-------- Data --------

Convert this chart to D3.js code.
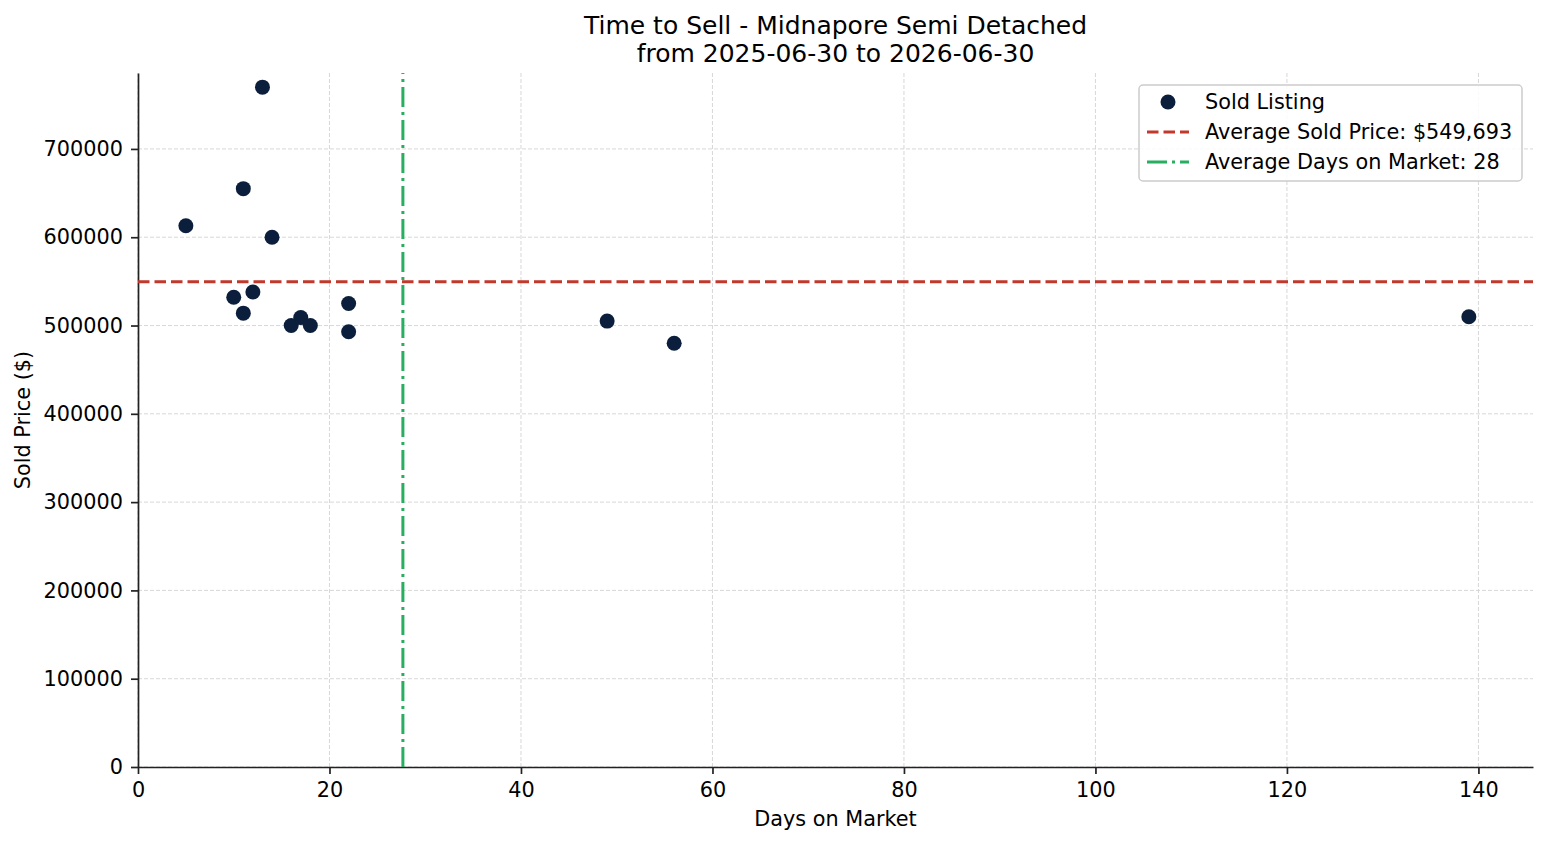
<!DOCTYPE html>
<html>
<head>
<meta charset="utf-8">
<script src="https://cdn.jsdelivr.net/npm/d3@7"></script>
<style>
  body { margin: 0; background: #fff; }
  svg text { font-family: "DejaVu Sans", sans-serif; fill: #000; }
</style>
</head>
<body>
<div id="chart"></div>
<script>
// data
const daysOnMarket = [5, 10, 11, 11, 12, 13, 14, 16, 17, 18, 22, 22, 49, 56, 139];
const soldPrices = [613000, 532000, 655000, 514000, 538000, 770000, 600000, 500000, 509000, 500000, 525000, 493000, 505000, 480000, 510000];
const avgSoldPrice = 549693;
const xTicks = [0, 20, 40, 60, 80, 100, 120, 140];
const yTicks = [0, 100000, 200000, 300000, 400000, 500000, 600000, 700000];
const yMax = 786000;
const titleLines = ["Time to Sell - Midnapore Semi Detached", "from 2025-06-30 to 2026-06-30"];

const width = 1547, height = 845;
const margin = { top: 73, right: 14, bottom: 78, left: 138 };

const avgDays = d3.mean(daysOnMarket);
const points = daysOnMarket.map((d, i) => ({ days: d, price: soldPrices[i] }));

const navy = "#0b1f3c", red = "#c0392b", green = "#27ae60";
const fs = "20.8px";

const svg = d3.select("#chart").append("svg")
    .attr("width", width)
    .attr("height", height);

// matplotlib style 5% margin on x, clipped at 0
const xExt = d3.extent(daysOnMarket);
const x = d3.scaleLinear()
    .domain([0, xExt[1] + (xExt[1] - xExt[0]) * 0.05])
    .range([margin.left, width - margin.right]);

const y = d3.scaleLinear()
    .domain([0, yMax])
    .range([height - margin.bottom, margin.top]);

// grid
svg.append("g").selectAll("line")
    .data(xTicks)
    .enter().append("line")
    .attr("x1", d => x(d)).attr("x2", d => x(d))
    .attr("y1", y.range()[0]).attr("y2", y.range()[1])
    .attr("stroke", "#d4d4d4").attr("stroke-width", 0.9)
    .attr("stroke-dasharray", "4,2");

svg.append("g").selectAll("line")
    .data(yTicks)
    .enter().append("line")
    .attr("x1", x.range()[0]).attr("x2", x.range()[1])
    .attr("y1", d => y(d)).attr("y2", d => y(d))
    .attr("stroke", "#d4d4d4").attr("stroke-width", 0.9)
    .attr("stroke-dasharray", "4,2");

// axes
const xAxis = svg.append("g")
    .attr("transform", `translate(0,${height - margin.bottom})`)
    .call(d3.axisBottom(x).tickValues(xTicks).tickSize(7).tickPadding(8).tickSizeOuter(0));

const yAxis = svg.append("g")
    .attr("transform", `translate(${margin.left},0)`)
    .call(d3.axisLeft(y).tickValues(yTicks).tickFormat(d3.format("d")).tickSize(7).tickPadding(8).tickSizeOuter(0));

[xAxis, yAxis].forEach(a => {
    a.select(".domain").attr("stroke", "#222").attr("stroke-width", 1.7);
    a.selectAll(".tick line").attr("stroke", "#222").attr("stroke-width", 1.7);
    a.selectAll(".tick text").attr("font-size", fs).attr("font-family", "DejaVu Sans").attr("fill", "#000");
});

// average lines
svg.append("line")
    .attr("x1", x.range()[0]).attr("x2", x.range()[1])
    .attr("y1", y(avgSoldPrice)).attr("y2", y(avgSoldPrice))
    .attr("stroke", red).attr("stroke-width", 3)
    .attr("stroke-dasharray", "11.5,5");

svg.append("line")
    .attr("x1", x(avgDays)).attr("x2", x(avgDays))
    .attr("y1", y.range()[0]).attr("y2", y.range()[1])
    .attr("stroke", green).attr("stroke-width", 3)
    .attr("stroke-dasharray", "20,5,3,5");

// points
svg.append("g").selectAll("circle")
    .data(points)
    .enter().append("circle")
    .attr("cx", d => x(d.days))
    .attr("cy", d => y(d.price))
    .attr("r", 7.5)
    .attr("fill", navy);

// titles
svg.append("g").selectAll("text")
    .data(titleLines)
    .enter().append("text")
    .attr("x", (margin.left + width - margin.right) / 2)
    .attr("y", (d, i) => 34 + i * 28)
    .attr("text-anchor", "middle")
    .attr("font-size", "25px")
    .text(d => d);

svg.append("text")
    .attr("x", (margin.left + width - margin.right) / 2)
    .attr("y", 826)
    .attr("text-anchor", "middle")
    .attr("font-size", fs)
    .text("Days on Market");

svg.append("text")
    .attr("transform", `translate(30,${(margin.top + height - margin.bottom) / 2}) rotate(-90)`)
    .attr("text-anchor", "middle")
    .attr("font-size", fs)
    .text("Sold Price ($)");

// legend
const legendItems = [
    { label: "Sold Listing", type: "dot" },
    { label: `Average Sold Price: $${d3.format(",")(avgSoldPrice)}`, type: "dash" },
    { label: `Average Days on Market: ${Math.round(avgDays)}`, type: "dashdot" }
];

const legend = svg.append("g").attr("transform", "translate(1139,85)");
legend.append("rect")
    .attr("width", 383).attr("height", 96)
    .attr("rx", 4)
    .attr("fill", "#fff").attr("fill-opacity", 0.85)
    .attr("stroke", "#cccccc").attr("stroke-width", 1.5);

const rows = legend.selectAll(".legend-row")
    .data(legendItems)
    .enter().append("g")
    .attr("transform", (d, i) => `translate(0,${17 + i * 30})`);

rows.filter(d => d.type === "dot").append("circle")
    .attr("cx", 29).attr("cy", 0).attr("r", 7.5).attr("fill", navy);
rows.filter(d => d.type === "dash").append("line")
    .attr("x1", 8).attr("x2", 50).attr("y1", 0).attr("y2", 0)
    .attr("stroke", red).attr("stroke-width", 3).attr("stroke-dasharray", "11.5,5");
rows.filter(d => d.type === "dashdot").append("line")
    .attr("x1", 8).attr("x2", 50).attr("y1", 0).attr("y2", 0)
    .attr("stroke", green).attr("stroke-width", 3).attr("stroke-dasharray", "20,5,3,5");

rows.append("text")
    .attr("x", 66).attr("y", 0)
    .attr("dy", "0.35em")
    .attr("font-size", fs)
    .text(d => d.label);
</script>
</body>
</html>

--------

To be done |
Copy the material above in full and exactly, skipping pictures.

Answer to the task |
Convert this chart to D3.js code.
<!DOCTYPE html>
<html>
<head>
<meta charset="utf-8">
<script src="https://cdn.jsdelivr.net/npm/d3@7"></script>
<style>
  body { margin: 0; background: #fff; }
  svg text { font-family: "DejaVu Sans", sans-serif; fill: #000; }
</style>
</head>
<body>
<div id="chart"></div>
<script>
// data
const daysOnMarket = [5, 10, 11, 11, 12, 13, 14, 16, 17, 18, 22, 22, 49, 56, 139];
const soldPrices = [613000, 532000, 655000, 514000, 538000, 770000, 600000, 500000, 509000, 500000, 525000, 493000, 505000, 480000, 510000];
const avgSoldPrice = 549693;
const xTicks = [0, 20, 40, 60, 80, 100, 120, 140];
const yTicks = [0, 100000, 200000, 300000, 400000, 500000, 600000, 700000];
const yMax = 786000;
const titleLines = ["Time to Sell - Midnapore Semi Detached", "from 2025-06-30 to 2026-06-30"];

const width = 1547, height = 845;
const margin = { top: 73, right: 14, bottom: 78, left: 138 };

const avgDays = d3.mean(daysOnMarket);
const points = daysOnMarket.map((d, i) => ({ days: d, price: soldPrices[i] }));

const navy = "#0b1f3c", red = "#c0392b", green = "#27ae60";
const fs = "20.8px";

const svg = d3.select("#chart").append("svg")
    .attr("width", width)
    .attr("height", height);

// matplotlib style 5% margin on x, clipped at 0
const xExt = d3.extent(daysOnMarket);
const x = d3.scaleLinear()
    .domain([0, xExt[1] + (xExt[1] - xExt[0]) * 0.05])
    .range([margin.left, width - margin.right]);

const y = d3.scaleLinear()
    .domain([0, yMax])
    .range([height - margin.bottom, margin.top]);

// grid
svg.append("g").selectAll("line")
    .data(xTicks)
    .enter().append("line")
    .attr("x1", d => x(d)).attr("x2", d => x(d))
    .attr("y1", y.range()[0]).attr("y2", y.range()[1])
    .attr("stroke", "#d4d4d4").attr("stroke-width", 0.9)
    .attr("stroke-dasharray", "4,2");

svg.append("g").selectAll("line")
    .data(yTicks)
    .enter().append("line")
    .attr("x1", x.range()[0]).attr("x2", x.range()[1])
    .attr("y1", d => y(d)).attr("y2", d => y(d))
    .attr("stroke", "#d4d4d4").attr("stroke-width", 0.9)
    .attr("stroke-dasharray", "4,2");

// axes
const xAxis = svg.append("g")
    .attr("transform", `translate(0,${height - margin.bottom})`)
    .call(d3.axisBottom(x).tickValues(xTicks).tickSize(7).tickPadding(8).tickSizeOuter(0));

const yAxis = svg.append("g")
    .attr("transform", `translate(${margin.left},0)`)
    .call(d3.axisLeft(y).tickValues(yTicks).tickFormat(d3.format("d")).tickSize(7).tickPadding(8).tickSizeOuter(0));

[xAxis, yAxis].forEach(a => {
    a.select(".domain").attr("stroke", "#222").attr("stroke-width", 1.7);
    a.selectAll(".tick line").attr("stroke", "#222").attr("stroke-width", 1.7);
    a.selectAll(".tick text").attr("font-size", fs).attr("font-family", "DejaVu Sans").attr("fill", "#000");
});

// average lines
svg.append("line")
    .attr("x1", x.range()[0]).attr("x2", x.range()[1])
    .attr("y1", y(avgSoldPrice)).attr("y2", y(avgSoldPrice))
    .attr("stroke", red).attr("stroke-width", 3)
    .attr("stroke-dasharray", "11.5,5");

svg.append("line")
    .attr("x1", x(avgDays)).attr("x2", x(avgDays))
    .attr("y1", y.range()[0]).attr("y2", y.range()[1])
    .attr("stroke", green).attr("stroke-width", 3)
    .attr("stroke-dasharray", "20,5,3,5");

// points
svg.append("g").selectAll("circle")
    .data(points)
    .enter().append("circle")
    .attr("cx", d => x(d.days))
    .attr("cy", d => y(d.price))
    .attr("r", 7.5)
    .attr("fill", navy);

// titles
svg.append("g").selectAll("text")
    .data(titleLines)
    .enter().append("text")
    .attr("x", (margin.left + width - margin.right) / 2)
    .attr("y", (d, i) => 34 + i * 28)
    .attr("text-anchor", "middle")
    .attr("font-size", "25px")
    .text(d => d);

svg.append("text")
    .attr("x", (margin.left + width - margin.right) / 2)
    .attr("y", 826)
    .attr("text-anchor", "middle")
    .attr("font-size", fs)
    .text("Days on Market");

svg.append("text")
    .attr("transform", `translate(30,${(margin.top + height - margin.bottom) / 2}) rotate(-90)`)
    .attr("text-anchor", "middle")
    .attr("font-size", fs)
    .text("Sold Price ($)");

// legend
const legendItems = [
    { label: "Sold Listing", type: "dot" },
    { label: `Average Sold Price: $${d3.format(",")(avgSoldPrice)}`, type: "dash" },
    { label: `Average Days on Market: ${Math.round(avgDays)}`, type: "dashdot" }
];

const legend = svg.append("g").attr("transform", "translate(1139,85)");
legend.append("rect")
    .attr("width", 383).attr("height", 96)
    .attr("rx", 4)
    .attr("fill", "#fff").attr("fill-opacity", 0.85)
    .attr("stroke", "#cccccc").attr("stroke-width", 1.5);

const rows = legend.selectAll(".legend-row")
    .data(legendItems)
    .enter().append("g")
    .attr("transform", (d, i) => `translate(0,${17 + i * 30})`);

rows.filter(d => d.type === "dot").append("circle")
    .attr("cx", 29).attr("cy", 0).attr("r", 7.5).attr("fill", navy);
rows.filter(d => d.type === "dash").append("line")
    .attr("x1", 8).attr("x2", 50).attr("y1", 0).attr("y2", 0)
    .attr("stroke", red).attr("stroke-width", 3).attr("stroke-dasharray", "11.5,5");
rows.filter(d => d.type === "dashdot").append("line")
    .attr("x1", 8).attr("x2", 50).attr("y1", 0).attr("y2", 0)
    .attr("stroke", green).attr("stroke-width", 3).attr("stroke-dasharray", "20,5,3,5");

rows.append("text")
    .attr("x", 66).attr("y", 0)
    .attr("dy", "0.35em")
    .attr("font-size", fs)
    .text(d => d.label);
</script>
</body>
</html>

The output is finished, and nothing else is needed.